‘Voices of Public Intellectuals’ speak up
Radcliffe Institute for Advanced Study launched its fifth annual “Voices of Public Intellectuals” lecture series Thursday night (Feb. 6) with the first of three explorations of women and the law. Linda Kerber, a professor at the University of Iowa and a current Radcliffe Fellow, spoke on the “Asymmetry of Citizenship.”
“The rights and obligations of citizenship have been differently invoked for men and for women, with class and race playing associated roles,” she told the audience at the Cronkhite Graduate Center.
Against the backdrop of worldwide events that focus a new intensity on citizenship and loyalty, Kerber’s talk used three specific legal cases – about working conditions, privacy, and legitimacy of birth – to illustrate the asymmetry of citizenship. The contemporary merger of the personal with the political, she said, has its roots in a time when a married woman’s relation to the state was filtered through her husband.
“I would argue that this asymmetry is not a matter of chance or unreflective stereotype,” she said. “Deep in American legal tradition and practice has been the conviction that married women’s obligations to their husbands trump their civic obligations to the state.”
Kerber’s talk and the two that follow it (see sidebar) in the “Voices of Public Intellectuals Series” exemplify Radcliffe’s commitment to make its ideas and intellectual resources public.
“From the beginning of the shaping of the Institute, it was clear that Radcliffe should … not retreat into being an inward-looking ivory tower but instead have strong tentacles out into the community,” says Phyllis Strimling, director of educational programs for Radcliffe.
“Voices of Public Intellectuals,” she adds, “is our opportunity to take public policy issues to the public.” Through distribution of recordings to public radio stations from Alaska to Alabama, the lectures have an ongoing impact that goes far beyond their audiences in Cambridge.
And, in keeping with Radcliffe’s mission to focus, in part, on women, gender, and society, the lecture series tends to look at policy issues through a gendered lens.
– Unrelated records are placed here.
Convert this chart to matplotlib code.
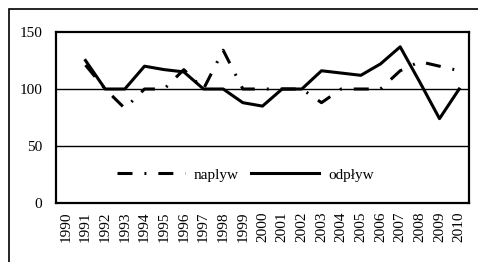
import matplotlib
matplotlib.use('Agg')
import matplotlib.pyplot as plt
from matplotlib.patches import Rectangle
import numpy as np

years = [str(y) for y in range(1990, 2011)]
naplyw = [np.nan, 121, 100, 83, 100, 100, 117, 100, 134, 100, 100,
          100, 100, 88, 100, 100, 100, 116, 124, 120, 116]
odplyw = [np.nan, 125, 100, 100, 120, 117, 115, 100, 100, 88, 85,
          100, 100, 116, 114, 112, 122, 137, 106, 74, 100]
yticks = [0, 50, 100, 150]

plt.rcParams['font.family'] = ['Liberation Serif', 'DejaVu Serif']
plt.rcParams['font.size'] = 11
plt.rcParams['lines.scale_dashes'] = False

fig = plt.figure(figsize=(4.78, 2.62), dpi=100)
# outer chart frame (only left and top edges visible in the picture)
fig.patches.append(Rectangle((9 / 478, -0.2), 1.2, 1 - 9 / 262 + 0.2,
                             transform=fig.transFigure, fill=False,
                             edgecolor='black', linewidth=1.2))

ax = fig.add_axes([56 / 478, 59 / 262, 413 / 478, 171 / 262])
x = np.arange(len(years))

ax.plot(x, naplyw, color='black', linewidth=2.2,
        linestyle=(0, (10.8, 8.6, 1.4, 8.6)), label='naplyw')
ax.plot(x, odplyw, color='black', linewidth=2.2, label='odpływ')

ax.set_xlim(-0.5, len(years) - 0.5)
ax.set_ylim(0, 150)
ax.set_yticks(yticks)
ax.set_xticks(x)
ax.set_xticklabels(years, rotation=90)
ax.tick_params(axis='both', length=0)
ax.tick_params(axis='y', pad=10)
ax.tick_params(axis='x', pad=6)
for v in [50, 100]:
    ax.axhline(v, color='black', linewidth=1.0, zorder=0)
for s in ax.spines.values():
    s.set_linewidth(1.6)

ax.legend(loc='center', bbox_to_anchor=(0.458, 0.164), ncol=2, frameon=False,
          handlelength=4.45, handletextpad=0.6, columnspacing=0.8,
          fontsize=11)

fig.savefig('out.png', dpi=100)
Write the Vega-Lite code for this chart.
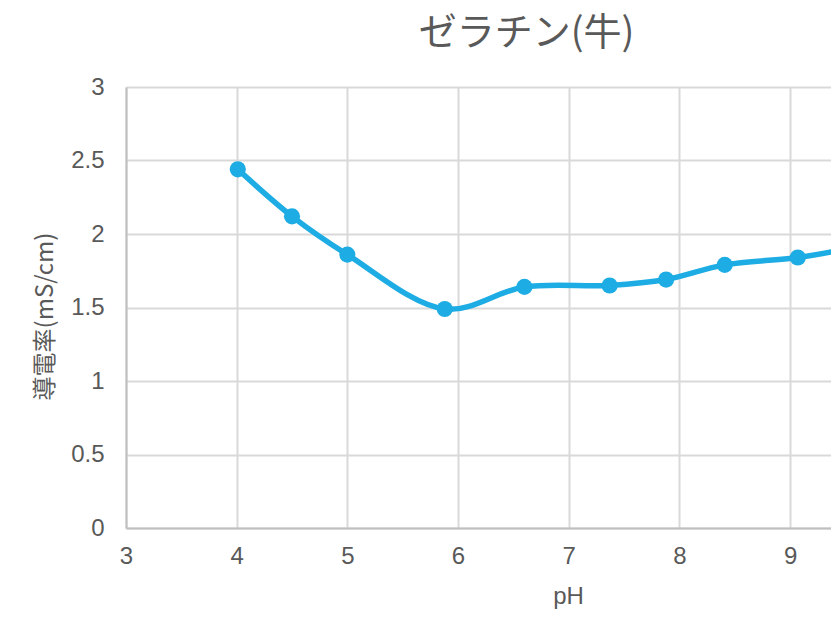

Past years’ topics have included “Feminisms, Family and the State in Transition,” “Feminisms and Science in Civil Society,” and “Feminisms and the Practice of Democracy.”
Tonight (Feb. 13), “Voices of Public Intellectuals” continues with Brooklyn Law School Professor Elizabeth Schneider, whose talk is called “Battered Women and Feminist Lawmaking.” She’ll discuss how, since the 1960s, when the harm of domestic violence was first legally recognized, feminist activists and lawyers have brought it to public attention, leading U.S. lawmakers and the United Nations to address the issue.
And next Thursday (Feb. 20), Yale Law School professor and former Radcliffe Fellow Vicki Schultz will probe sexual harassment law and the extreme ways in which many firms are punishing employees for sexual conduct – even workplace dating – in the name of compliance.